Occasionally we neared the banks for the naturalist’s lessons on geology and plant-life, while we searched the banks in vain for the penguins that reputedly depart each year a day or two after our visit. Other island and mountain vistas opened up as we proceeded. Then suddenly there they were, a pair of Fjordland Crested Penguins swimming and dipping in the distance; soon three more came close to the boat like an inspection crew. Cameras whirred and buzzed.

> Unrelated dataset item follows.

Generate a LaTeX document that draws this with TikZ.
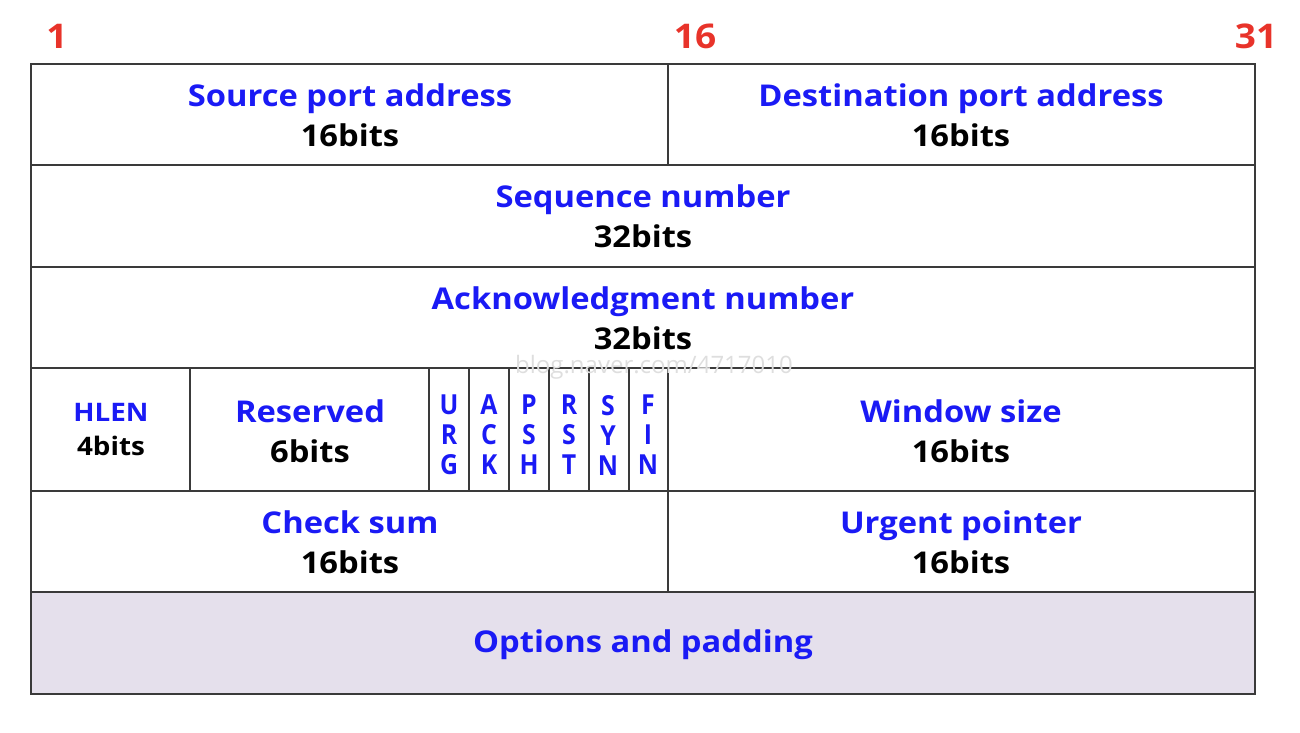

Three Fjordland Crested Penguins observe our ship

It seemed somewhat extraordinary that a high class tour boat would dawdle over a few penguins, or sidle up to an island for a lesson on flora, but it’s run by Kiwis after all, people who love the natural wonders of their land and are eager to share it with travelers. And that’s why they shared a very special stop with us before we headed home. The ship eased to the end of Hall Arm, one of the grandest of the Sound’s side inlets. Then for about ten minutes, we were told to stop – engines off, cameras still, no movement – and just be in the landscape. The high green funnel of land we faced, carved by glaciers ages ago, fell silent. Or rather filled with the noise of bird song and its vertiginous waterfall. Forced to stop being tourists, together we felt a profound attentiveness that most people never halt long enough to experience. Stop, look and listen, the crew was reminding us, to experience this grandeur truly.

A place to pause silently in Hall Arm of Doubtful Sound

Sadly now, as the engines churned and cameras clicked once again, we were pulled back into the tourist bustle – docking and disembarking from the ship, then again on the bus, boat, bus – for our return to another world.